Pre-populating caches is a “bolt-on” cache-optimization I've used successfully in many systems.
It works, but it adds complexity, which is why most teams avoid it.
📖 Context
For context, in this post, I’m talking about scenarios where one system requires data from another system, I.E., the source of record (SOR). The data is needed frequently, and the decision to cache has already been made.
A good traditional approach is the cache-aside pattern, which maintains a local cache of data.
That cache is populated organically by checking for records as needed, finding that the data is not cached, fetching it from the SOR, and storing the result.
A pro of this approach is that the cache is transient. If it's dropped, it's ok because you can always go back to the SOR, albeit with a performance penalty.
But slow is better than broken.
🤔 Why?
Calls to the SOR are problematic for low-latency or random-access workloads.
When 9 out of 10 requests all want the same data, you’ll have infrequent cache misses. But when 9 out of 10 requests all require different data, you’ll have more cache misses, which reduces the effectiveness of caching.
Pre-populating caches is a way to avoid those cache misses by trading off latency for complexity.
⚙️ How?
Caveat: I use pre-population purely as a bolt-on optimization, not a core dependency.
Typically, I keep the cache-aside path as the primary mechanism.
If anything goes wrong (and it will), there is always the option to go to the SOR for data (slow > broken).
A key decision is whether to pull the data or listen for it.
I prefer the SOR publishes updates as they occur, but platform constraints or circumstances may require you to pull the data.
Pub/sub works great when the SOR publishes, but other options exist as well (webhooks, files) with their own trade-offs.
Use whatever makes sense for your environment.
⚠️ Why Not?
Implementing pre-populating a cache can be easier said than done, as a lot can go wrong.
What happens if you lose a message or two?
What happens when you’re rebuilding the cache (errors or new instances)?
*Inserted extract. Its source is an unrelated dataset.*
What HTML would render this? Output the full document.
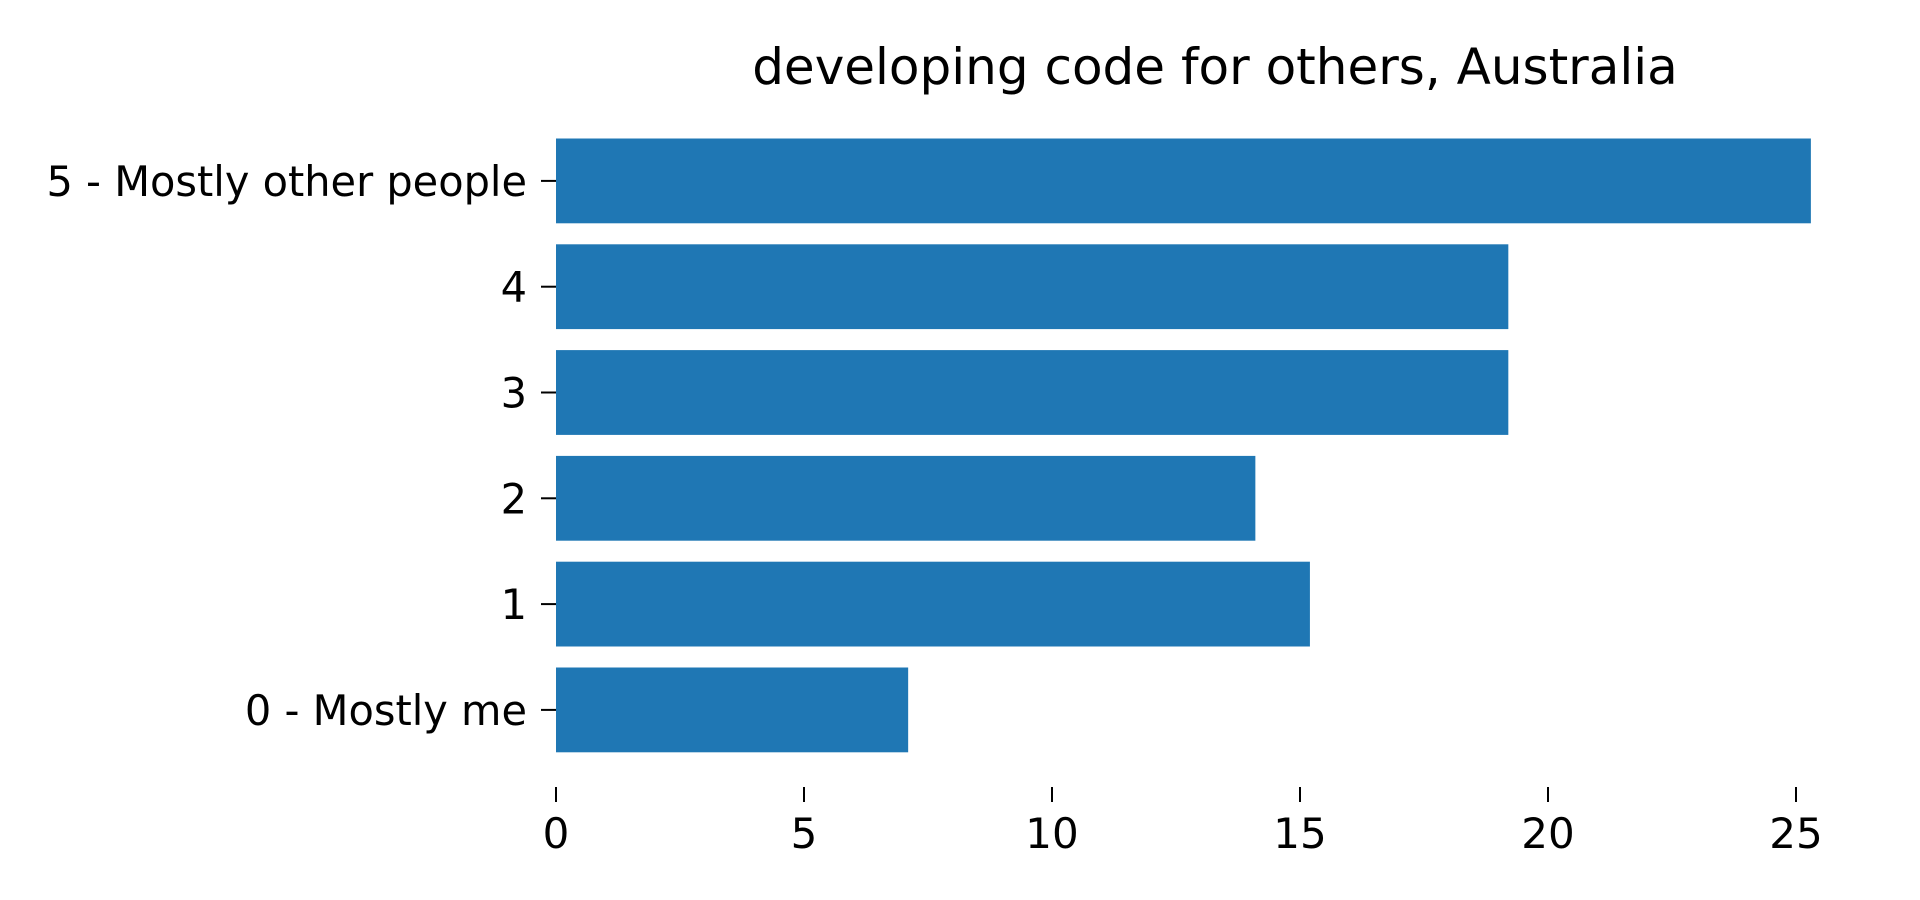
<!DOCTYPE html>
<html><head><meta charset="utf-8"><style>
body{margin:0;background:#fff;}
svg{display:block;font-family:"DejaVu Sans","Liberation Sans",sans-serif;}
</style></head><body>
<svg id="chart" width="1920" height="900">
<text x="1215" y="84" font-size="50" text-anchor="middle">developing code for others, Australia</text>
<g id="bars"></g>
<g id="yaxis"></g>
<g id="xaxis"></g>
</svg>
<script>
const categories = ["5 - Mostly other people","4","3","2","1","0 - Mostly me"];
const values = [25.3,19.2,19.2,14.1,15.2,7.1];
const xTicks = [0,5,10,15,20,25];
const tickLabels = ["0","5","10","15","20","25"];
const NS="http://www.w3.org/2000/svg";
const x0=556, xs=49.6;
const X=v=>x0+v*xs;
const Y=i=>138.5+i*105.8;
const bh=84.8;
const bars=document.getElementById('bars'),ya=document.getElementById('yaxis'),xa=document.getElementById('xaxis');
categories.forEach((c,i)=>{
 const r=document.createElementNS(NS,'rect');
 r.setAttribute('x',X(0));r.setAttribute('y',Y(i));
 r.setAttribute('width',X(values[i])-X(0));r.setAttribute('height',bh);
 r.setAttribute('fill','#1f77b4');
 
 
 bars.appendChild(r);
 const cy=Y(i)+bh/2;
 const t=document.createElementNS(NS,'line');
 t.setAttribute('x1',541);t.setAttribute('x2',556);t.setAttribute('y1',cy);t.setAttribute('y2',cy);
 t.setAttribute('stroke','#000');t.setAttribute('stroke-width','2');
 
 
 ya.appendChild(t);
 const l=document.createElementNS(NS,'text');
 l.setAttribute('x',527);l.setAttribute('y',cy+15);l.setAttribute('font-size','41.5');l.setAttribute('text-anchor','end');
 l.textContent=c;
 
 
 ya.appendChild(l);
});
xTicks.forEach((v,i)=>{
 const t=document.createElementNS(NS,'line');
 t.setAttribute('x1',X(v));t.setAttribute('x2',X(v));t.setAttribute('y1',787);t.setAttribute('y2',802);
 t.setAttribute('stroke','#000');t.setAttribute('stroke-width','2');
 
 
 xa.appendChild(t);
 const l=document.createElementNS(NS,'text');
 l.setAttribute('x',X(v));l.setAttribute('y',848);l.setAttribute('font-size','42');l.setAttribute('text-anchor','middle');
 l.textContent=tickLabels[i];
 
 
 xa.appendChild(l);
});
</script>
</body></html>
How do you repopulate?
The cache-aside will cover any dropped messages, but implementing republish mechanisms is complicated.
You can’t rely solely on deltas; at some point, you'll need to republish the entire dataset.
Building all of these systems is complicated; there's more to monitor, patch, and manage.
If the latency hit and traffic volume to the SOR are not a concern, then that complexity is not worth it.
🧠 Final Thoughts
Pre-populating caches can be a significant performance win, but it can also be an operational overhead.
If your data is primarily static (changing infrequently), the overhead can be worthwhile.
If your data changes frequently, stick with cache-aside (and aggressive TTLs), or no cache at all.